SP’s: Would you like to share any plans towards equipping the Soldier (on the ground) with the latest gadgets and also enabling their net-centricity, a necessity in today’s warfare?

COAS: To enable the cutting edge of the Army, there has been an enhanced focus on the Infantry soldier.

The capabilities of the Infantry have been enhanced to cater to the present day operational challenges along both Northern and Western Borders. State of art technology is being inducted to further enhance lethality, mobility, survivability and night fighting capability of the fighting soldier.

Subscribing fully to the Government objective of Atmanirbhar Bharat, almost 50 procurement schemes have been initiated and fructified in the last two years with majority being from indigenous defence industry.

“Our operational preparedness is primarily focussed on India’s desire to ensure stability & dominance along our contested & hostile borders and to effectively counter Proxy War”

Today frontline Infantry soldiers have been equipped with modern small arms like Sig Sauer, with the balance to be equipped with the indigenously manufactured AK-203. Additionally, each infantry weapon will be equipped with latest sights to increase its accuracy & kill potential.

Other forces multiplier like Drones & Counter Drones equipment are being planned for procurement to enhance the lethality of the Infantry Soldier.

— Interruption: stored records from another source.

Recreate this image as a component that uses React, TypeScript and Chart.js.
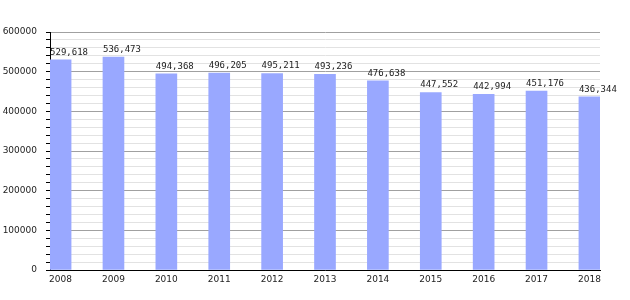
import React, { useEffect, useRef } from "react";
import { Chart, registerables } from "chart.js";

Chart.register(...registerables);

const years: number[] = [2008, 2009, 2010, 2011, 2012, 2013, 2014, 2015, 2016, 2017, 2018];
const values: number[] = [529618, 536473, 494368, 496205, 495211, 493236, 476638, 447552, 442994, 451176, 436344];
const yMax = 600000;
const yStep = 20000;
const yLabelStep = 100000;

const barColor = "#99a8ff";

const valueLabelPlugin = {
  id: "valueLabels",
  afterDatasetsDraw(chart: any) {
    const ctx = chart.ctx;
    const meta = chart.getDatasetMeta(0);
    ctx.save();
    ctx.font = "9px 'DejaVu Sans Mono'";
    ctx.fillStyle = "#222";
    ctx.textAlign = "left";
    ctx.textBaseline = "bottom";
    meta.data.forEach((bar: any, i: number) => {
      const txt = values[i].toLocaleString("en-US");
      ctx.fillText(txt, bar.x - bar.width / 2, bar.y - 3);
    });
    ctx.restore();
  },
};

export default function App() {
  const ref = useRef<HTMLCanvasElement>(null);
  useEffect(() => {
    if (!ref.current) return;
    const chart = new Chart(ref.current, {
      type: "bar",
      data: {
        datasets: [
          {
            data: years.map((y, i) => ({ x: y, y: values[i] })) as any,
            backgroundColor: barColor,
            borderWidth: 0,
            barThickness: 21,
          },
        ],
      },
      options: {
        animation: false,
        responsive: false,
        layout: { padding: { top: 32, right: 30, left: 0, bottom: 0 } },
        plugins: { legend: { display: false }, tooltip: { enabled: false } },
        scales: {
          x: {
            type: "linear",
            min: 2007.8,
            max: 2018.2,
            offset: false,
            afterBuildTicks: (scale: any) => {
              scale.ticks = years.map((v) => ({ value: v }));
            },
            afterFit: (scale: any) => {
              scale.height = 30;
            },
            ticks: {
              callback: (v: any) => String(v),
              font: { family: "'DejaVu Sans'", size: 9 },
              color: "#222",
              padding: 4,
              autoSkip: false,
              maxRotation: 0,
            },
            grid: { display: false, drawTicks: false },
            border: { display: true, color: "#000", width: 1 },
          },
          y: {
            min: 0,
            max: yMax,
            afterFit: (scale: any) => {
              scale.width = 50;
            },
            ticks: {
              stepSize: yStep,
              autoSkip: false,
              callback: (v: any) => (Number(v) % yLabelStep === 0 ? String(v) : ""),
              font: { family: "'DejaVu Sans'", size: 9 },
              color: "#222",
              padding: 9,
            },
            grid: {
              color: (c: any) =>
                c.tick && c.tick.value % yLabelStep === 0 ? "#a0a0a0" : "#e2e2e2",
              tickColor: "#000",
              tickLength: 4,
              lineWidth: 1,
            },
            border: { display: true, color: "#000", width: 1 },
          },
        },
      },
      plugins: [valueLabelPlugin],
    });
    return () => chart.destroy();
  }, []);
  return (
    <div style={{ position: "absolute", left: 0, top: 0, width: 630, height: 300, background: "#fff" }}>
      <canvas ref={ref} width={630} height={300} />
    </div>
  );
}
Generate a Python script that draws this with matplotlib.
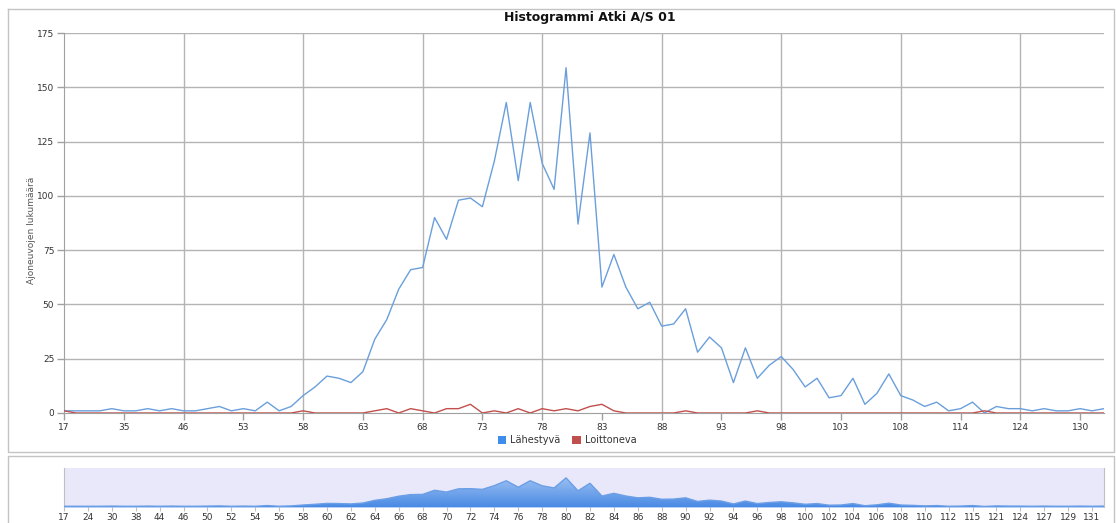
import numpy as np
import matplotlib.pyplot as plt
from matplotlib.patches import Patch
from matplotlib.lines import Line2D
from matplotlib.colors import LinearSegmentedColormap

# Speed classes (categories on the x axis)
categories = [17, 20, 24, 27, 30, 35, 38, 41, 44, 45,
              46, 48, 50, 51, 52, 53, 54, 55, 56, 57,
              58, 59, 60, 61, 62, 63, 64, 65, 66, 67,
              68, 69, 70, 71, 72, 73, 74, 75, 76, 77,
              78, 79, 80, 81, 82, 83, 84, 85, 86, 87,
              88, 89, 90, 91, 92, 93, 94, 95, 96, 97,
              98, 99, 100, 101, 102, 103, 104, 105, 106, 107,
              108, 109, 110, 111, 112, 114, 115, 118, 121, 122,
              124, 125, 127, 128, 129, 130, 131, 134]

# Lähestyvä (approaching)
approaching = [1, 1, 1, 1, 2, 1, 1, 2, 1, 2,
               1, 1, 2, 3, 1, 2, 1, 5, 1, 3,
               8, 12, 17, 16, 14, 19, 34, 43, 57, 66,
               67, 90, 80, 98, 99, 95, 116, 143, 107, 143,
               115, 103, 159, 87, 129, 58, 73, 58, 48, 51,
               40, 41, 48, 28, 35, 30, 14, 30, 16, 22,
               26, 20, 12, 16, 7, 8, 16, 4, 9, 18,
               8, 6, 3, 5, 1, 2, 5, 0, 3, 2,
               2, 1, 2, 1, 1, 2, 1, 2]

# Loittoneva (receding)
receding = [1, 0, 0, 0, 0, 0, 0, 0, 0, 0,
            0, 0, 0, 0, 0, 0, 0, 0, 0, 0,
            1, 0, 0, 0, 0, 0, 1, 2, 0, 2,
            1, 0, 2, 2, 4, 0, 1, 0, 2, 0,
            2, 1, 2, 1, 3, 4, 1, 0, 0, 0,
            0, 0, 1, 0, 0, 0, 0, 0, 1, 0,
            0, 0, 0, 0, 0, 0, 0, 0, 0, 0,
            0, 0, 0, 0, 0, 0, 0, 1, 0, 0,
            0, 0, 0, 0, 0, 0, 0, 0]

yticks = [0, 25, 50, 75, 100, 125, 150, 175]

BLUE = '#6a9fdc'
RED = '#c0504d'
GRID = '#b4b4b4'
TXT = '#333333'

W, H = 1116, 523
fig = plt.figure(figsize=(W / 100, H / 100), dpi=100)
plt.rcParams['font.family'] = ['DejaVu Sans']

x = np.arange(len(categories))

# outer frames
fig.add_artist(Line2D([7.5 / W, 1113.5 / W, 1113.5 / W, 7.5 / W, 7.5 / W],
                      [1 - 8.5 / H, 1 - 8.5 / H, 1 - 452 / H, 1 - 452 / H, 1 - 8.5 / H],
                      color='#c4c4c4', lw=1))
fig.add_artist(Line2D([7.5 / W, 7.5 / W, 1113.5 / W, 1113.5 / W],
                      [0, 1 - 455.5 / H, 1 - 455.5 / H, 0],
                      color='#c4c4c4', lw=1))

# main chart
ax = fig.add_axes([64 / W, 110 / H, 1040 / W, 380 / H])
ax.set_xlim(0, len(categories) - 1)
ax.set_ylim(0, 175)
for yv in yticks[1:]:
    ax.axhline(yv, color=GRID, lw=1, zorder=1)
for i in range(10, len(categories), 10):
    ax.axvline(i, color=GRID, lw=1, zorder=1)

ax.plot(x, approaching, color=BLUE, lw=1, zorder=3)
ax.plot(x, receding, color=RED, lw=1, zorder=3)

for s in ['top', 'right']:
    ax.spines[s].set_visible(False)
for s in ['left', 'bottom']:
    ax.spines[s].set_color('#a0a0a0')
ax.set_yticks(yticks)
xt = list(range(0, len(categories), 5))
ax.set_xticks(xt)
ax.set_xticklabels([str(categories[i]) for i in xt])
ax.tick_params(axis='both', labelsize=6.5, colors='#a0a0a0', labelcolor=TXT, length=5, width=1)
ax.tick_params(axis='x', pad=2)
ax.tick_params(axis='y', pad=2)

fig.text(590 / W, 1 - 18 / H, 'Histogrammi Atki A/S 01', ha='center', va='center',
         fontsize=9, fontweight='bold', color='#111111')
fig.text(32 / W, 1 - 230 / H, 'Ajoneuvojen lukumäärä', rotation=90, ha='center', va='center',
         fontsize=6.5, color='#555555')

handles = [Patch(facecolor='#3d8eea', edgecolor='none', label='Lähestyvä'),
           Patch(facecolor=RED, edgecolor='none', label='Loittoneva')]
fig.legend(handles=handles, loc='center', bbox_to_anchor=(567 / W, 1 - 440 / H), ncol=2,
           frameon=False, fontsize=7, handlelength=0.9, handleheight=0.9,
           handletextpad=0.4, columnspacing=1.2, labelcolor=TXT)

# navigator
nav = fig.add_axes([64 / W, 16 / H, 1040 / W, 39 / H])
nav.set_facecolor('#e8e8fa')
poly = nav.fill_between(x, -3, approaching, color='#6ea4ec', lw=0, zorder=2)
grad = np.linspace(0, 1, 100).reshape(-1, 1)
cmap = LinearSegmentedColormap.from_list('g', ['#4a8ae4', '#9cc0f2'])
im = nav.imshow(grad, cmap=cmap, origin='lower', aspect='auto',
                extent=[0, len(categories) - 1, -3, 160], zorder=3)
im.set_clip_path(poly.get_paths()[0], transform=nav.transData)
nav.plot(x, approaching, color='#6a9ee6', lw=1, zorder=4)
nav.set_xlim(0, len(categories) - 1)
nav.set_ylim(-3, 214)
for s in ['top', 'bottom']:
    nav.spines[s].set_visible(False)
for s in ['left', 'right']:
    nav.spines[s].set_color('#c0c0c0')
nav.set_yticks([])
nt = list(range(0, len(categories), 2))
nav.set_xticks(nt)
nav.set_xticklabels([str(categories[i]) for i in nt])
nav.tick_params(axis='x', labelsize=6.5, colors='#c0c0c0', labelcolor=TXT, length=3, pad=1)

fig.savefig('out.png', dpi=100)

Overall, all aspects contributing to enhancing operational effectiveness of a soldier are being addressed. These encompasses weaponry, situational awareness, communication and protection measures.

SP’s: Referring to one of your speeches in one of the seminars, you did say that collaboration with Foreign OEMs is intrinsic towards the journey of our country’s self-reliance. Can we request you elaborate on this a little?

COAS: The crux of the speech is that the private Industry must increase resource allocation for setting up testing infra & R&D, form joint ventures with foreign OEMs to induct and develop critical and futuristic technology.

Large firms/DPSUs/OEMs should handhold potential MSMEs/Startups to nurture the budding defence manufacturing ecosystem.

Collaboration with foreign OEMs may result in technological upgradations and competence in a faster timeframe.

SP’s: In terms of welfare, what is the motto of our Army today particularly towards maximum possible safety of the lives of Soldiers and the support to their families?

COAS: The men and women of the Indian Army are one of the most professional and selfless in the world and we believe in the motto of Service before Self. Welfare of our personnel is a foremost concern.

Indian Army has always been proactive in providing the welfare measures for the serving personnel, veterans and the dependents. A number of welfare schemes have been launched recently to assist in the provision of second innings for the Veterans, supporting Veer Naris, widows and Next of Kin (NOKs), extending insurance cover to Serving personnel, Veterans and Trainees and providing assistance in education to the wards of retired and serving Army personnel.

We focus on meaningful welfare through empowerment - education, skills and resettlement courses.

I wish to exhort the men and women of this wonderful organisation to continue dedicating themselves to the Nation and that all their aspirations will be fulfilled.